Saturday, August 30, 2008

A Sinaloa Wren in Arizona!


On August 25th, I was at a business meeting at the Circle Z Ranch south of Patagonia when I started to receive email and phone messages from a birding friend of mine simply stating that there was a really rare bird in Patagonia and asking if we were around to try to document it with pictures and digital recordings. It turns out it was a Sinaloa Wren that had been found that morning by Matt Brown and Robin Baxter. The two had managed to get a single photo and a crude recording of the bird but were hoping to track it down again for further documentation. My colleagues and I met up with Matt, Robin, and friends that afternoon. We searched for the bird for a few hours but could not relocate it. It went unseen for the next two days. Then on the morning of the 28th, Matt relocated the bird. It had moved a bit from its previous location and again was proving hard to see well. So on the 29th, I decided to try once more to see if I could locate it. When I arrived in Patagonia, there were already a number of birders assembled. No one had seen the bird yet, and folks were spread out along the road listening for the wren. As luck would have it, the bird began singing nearby and we were able to hear its distinctive song. Amazingly, I caught sight of it foraging in a cottonwood tree inside the preserve and I was able to get a lot of folks on the bird and still find time to get some recordings and a few photos. It was the only time the bird was actually seen this day. This is a species that was long predicted to occur in the state (and in fact may have back in 1989 when one was seen by a single observer along the San Pedro River). The making of great Arizona birding lore!

Monday, August 18, 2008

Another short tale of Short-tails


It was one of those great moments in Arizona birding. The year was 1999. Just a couple of days after searching unsuccessfully for a pair of birds in upper Miller Canyon, I was fortunate to see a light morph Short-tailed Hawk sail past me and my group in the Chiricahuas. This was a species I had been hoping to see for years in Arizona, and aside from two much older sight records from the Huachucas and Chiricahuas in the 1980's, Short-tailed Hawk was essentially unknown in Arizona. In April of 1999, Mike Lanzone had spotted what was no doubt the same bird in the Chiricahuas that I had just seen.

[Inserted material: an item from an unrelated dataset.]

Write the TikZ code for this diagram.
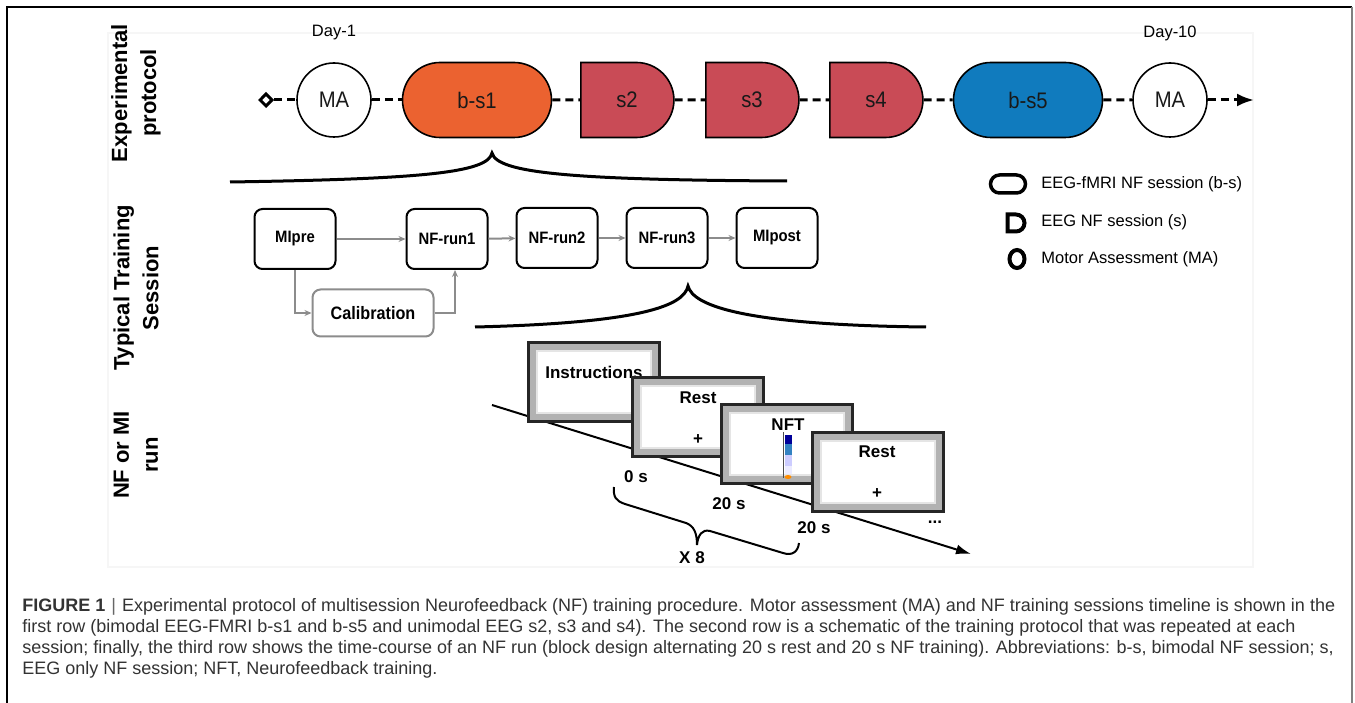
\documentclass[tikz,border=0pt]{standalone}
\usepackage{fontspec}
\setmainfont{Liberation Sans}
\newfontfamily\condsf[FakeStretch=0.9]{Liberation Sans}
\usepackage{tikz}
\usetikzlibrary{arrows.meta,shapes.geometric,shapes.misc}
\definecolor{bsorange}{HTML}{EB6230}
\definecolor{sred}{HTML}{C94B56}
\definecolor{bsblue}{HTML}{107BBE}
\definecolor{flowgray}{HTML}{8C8C8C}
\definecolor{captxt}{HTML}{333333}
\tikzset{every picture/.style={line width=2pt}}
\tikzset{
  sess/.style={draw, line width=1.6pt, rounded rectangle, minimum height=75pt, inner sep=0pt,
    font=\condsf\fontsize{22.5}{25}\selectfont, text=black!90},
  bimod/.style={sess, minimum width=149pt},
  unimod/.style={sess, rounded rectangle left arc=none, minimum width=93pt, fill=sred},
  assess/.style={sess, circle, minimum size=74pt, fill=white},
  daytxt/.style={font=\fontsize{16.5}{19}\selectfont},
  tline/.style={line width=3pt, dash pattern=on 8pt off 5pt},
  rowlbl/.style={rotate=90, align=center, font=\bfseries\fontsize{22}{29}\selectfont},
  runbox/.style={draw, rounded corners=8pt, line width=2pt, minimum width=81pt, minimum height=60pt,
    font=\condsf\bfseries\fontsize{16.5}{19}\selectfont},
  calbox/.style={runbox, draw=flowgray, minimum width=121pt, minimum height=47pt,
    font=\condsf\bfseries\fontsize{18}{21}\selectfont},
  flow/.style={draw=flowgray, line width=2pt, -{Stealth[length=7pt,width=6pt]}},
  lgtxt/.style={anchor=west, font=\fontsize{16.5}{20}\selectfont},
  screen/.style={draw=black!85, fill=gray!60, line width=2.5pt, minimum width=131pt, minimum height=79pt},
  screenin/.style={draw=gray!20, fill=white, line width=1.5pt, minimum width=114pt, minimum height=62pt},
  scrtxt/.style={font=\bfseries\fontsize{17}{20}\selectfont},
  captxt/.style={anchor=west, text=captxt, font=\fontsize{18}{21}\selectfont}
}

\begin{document}
\begin{tikzpicture}[x=1pt,y=-1pt]
\useasboundingbox (0,0) rectangle (1355,703);
\fill[white] (0,0) rectangle (1355,703);
\draw[line width=1.5pt] (7,703) -- (7,7) -- (1352,7);
\draw[gray, line width=2pt] (1352,7) -- (1352,703);
\draw[gray!7, line width=1.5pt] (108,33) rectangle (1253,567);

% row labels
\node[rowlbl] (lblexp) at (136,93) {Experimental\\protocol};
\node[rowlbl] (lbltrain) at (136,288) {Typical Training\\Session};
\node[rowlbl] (lblrun) at (136,455) {NF or MI\\run};

% experimental protocol
\node[draw, diamond, line width=3pt, inner sep=0pt, minimum size=13pt] (start) at (266,100) {};
\node[assess] (ma1) at (334,100) {MA};
\node[bimod, fill=bsorange] (bs1) at (477,100) {b-s1};
\node[unimod] (s2) at (627,100) {s2};
\node[unimod] (s3) at (752,100) {s3};
\node[unimod] (s4) at (876,100) {s4};
\node[bimod, fill=bsblue] (bs5) at (1028,100) {b-s5};
\node[assess] (ma2) at (1170,100) {MA};
\coordinate (tend) at (1254,100);
\node[daytxt] (day1) at (334,33) {Day-1};
\node[daytxt] (day10) at (1170,33) {Day-10};
\path[tline] (start) edge (ma1) (ma1) edge (bs1) (bs1) edge (s2) (s2) edge (s3)
  (s3) edge (s4) (s4) edge (bs5) (bs5) edge (ma2);
\draw[tline, -{Latex[length=17pt,width=13pt]}] (ma2) -- (tend);

\draw[line width=3pt] (230,182) .. controls (420,179) and (488,173) .. (492,153)
  .. controls (497,173) and (570,180) .. (787,181);

% legend
\node[draw, rounded rectangle, line width=3.5pt, minimum width=35pt, minimum height=18pt, inner sep=0pt] (lgbs) at (1008,184) {};
\node[lgtxt] (lgbstxt) at (1037,184) {EEG-fMRI NF session (b-s)};
\node[draw, rounded rectangle, rounded rectangle left arc=none, line width=4pt, minimum width=14pt, minimum height=17pt, inner sep=0pt] (lgs) at (1016,223) {};
\node[lgtxt] (lgstxt) at (1037,222) {EEG NF session (s)};
\node[draw, ellipse, line width=4pt, minimum width=15pt, minimum height=18pt, inner sep=0pt] (lgma) at (1017,259) {};
\node[lgtxt] (lgmatxt) at (1037,259) {Motor Assessment (MA)};

% typical training session
\node[runbox] (mipre) at (295,239) {MIpre};
\node[runbox] (run1) at (447,239) {NF-run1};
\node[runbox] (run2) at (557,238) {NF-run2};
\node[runbox] (run3) at (667,238) {NF-run3};
\node[runbox] (mipost) at (777,238) {MIpost};
\node[calbox] (calib) at (373,313) {Calibration};
\path[flow] (mipre) edge (run1) (run1) edge (run2) (run2) edge (run3) (run3) edge (mipost);
\draw[flow] (mipre) |- (calib);
\draw[flow] (calib.east) -| ([xshift=8pt]run1.south);

\draw[line width=3pt] (475,327) .. controls (640,323) and (684,306) .. (688,286)
  .. controls (693,306) and (745,325) .. (926,327);

% NF or MI run
\coordinate (t0) at (492,405);
\coordinate (t1) at (971,554);
\draw[line width=2pt, -{Latex[length=15pt,width=10pt]}] (t0) -- (t1);

\node[screen] (scr1) at (594,382) {};
\node[screenin] (scr1in) at (scr1) {};
\node[scrtxt] (instr) at (594,372) {Instructions};
\node[screen] (scr2) at (698,417) {};
\node[screenin] (scr2in) at (scr2) {};
\node[scrtxt] (rest1) at (698,398) {Rest};
\node[scrtxt] (cross1) at (698,440) {+};
\node[screen] (scr3) at (787,444) {};
\node[screenin] (scr3in) at (scr3) {};
\node[scrtxt] (nft) at (788,425) {NFT};
\draw[black!70, line width=0.8pt] (783.5,432) -- (783.5,478);
\fill[blue!60!black] (785,435) rectangle (792,444);
\fill[blue!45!cyan!70!black!80] (785,444) rectangle (792,455);
\fill[blue!20] (785,455) rectangle (792,466);
\fill[blue!8] (785,466) rectangle (792,474);
\fill[orange!90!yellow] (788,477) ellipse (3.5pt and 2pt);
\node[screen] (scr4) at (878,472) {};
\node[screenin] (scr4in) at (scr4) {};
\node[scrtxt] (rest2) at (877,452) {Rest};
\node[scrtxt] (cross2) at (877,494) {+};

\node[scrtxt] (t0s) at (636,477) {0 s};
\node[scrtxt] (t20a) at (729,504) {20 s};
\node[scrtxt] (t20b) at (814,528) {20 s};
\node[scrtxt] (dots) at (935,522) {...};

\draw[line width=2pt] (614,487) .. controls (613,497) and (616,501) .. (625,504) -- (686,523)
  .. controls (694,526) and (697,533) .. (697,545)
  .. controls (698,535) and (702,529) .. (710,531) -- (783,553)
  .. controls (792,556) and (798,552) .. (799,543);
\node[scrtxt] (x8) at (692,558) {X 8};

% caption
\node[captxt] (cap1) at (18,607) {\textbf{FIGURE 1}\,\,{\color{black!60}|}\,\,Experimental protocol of multisession Neurofeedback (NF) training procedure. Motor assessment (MA) and NF training sessions timeline is shown in the};
\node[captxt] (cap2) at (18,628) {first row (bimodal EEG-FMRI b-s1 and b-s5 and unimodal EEG s2, s3 and s4). The second row is a schematic of the training protocol that was repeated at each};
\node[captxt] (cap3) at (18,649) {session; finally, the third row shows the time-course of an NF run (block design alternating 20 s rest and 20 s NF training). Abbreviations: b-s, bimodal NF session; s,};
\node[captxt] (cap4) at (18,670) {EEG only NF session; NFT, Neurofeedback training.};
\end{tikzpicture}
\end{document}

Fast forward to 2001, when the Chiricahuas again hosted Short-tailed Hawks. It was this year that juveniles first began being detected. On two consecutive days I saw young juveniles flying above Carr Canyon in the Huachucas and in the Chiricahuas. And so it has continued every year. Short-tailed Hawks have been found at a few additional sights including one that wintered in the Tucson valley. Nesting was confirmed in 2007, though the evidence was overwhelming long before an actual nest was detected.

Since that time, the unimaginable has happened.  I can no longer keep track of the number of Short-tails I have seen in the state. The juvenile photographed above was seen on August 8, 2008 and represents another year's breeding effort from birds in the Chiricahuas. It makes me happy just knowing that this species patrols the skies of Arizona.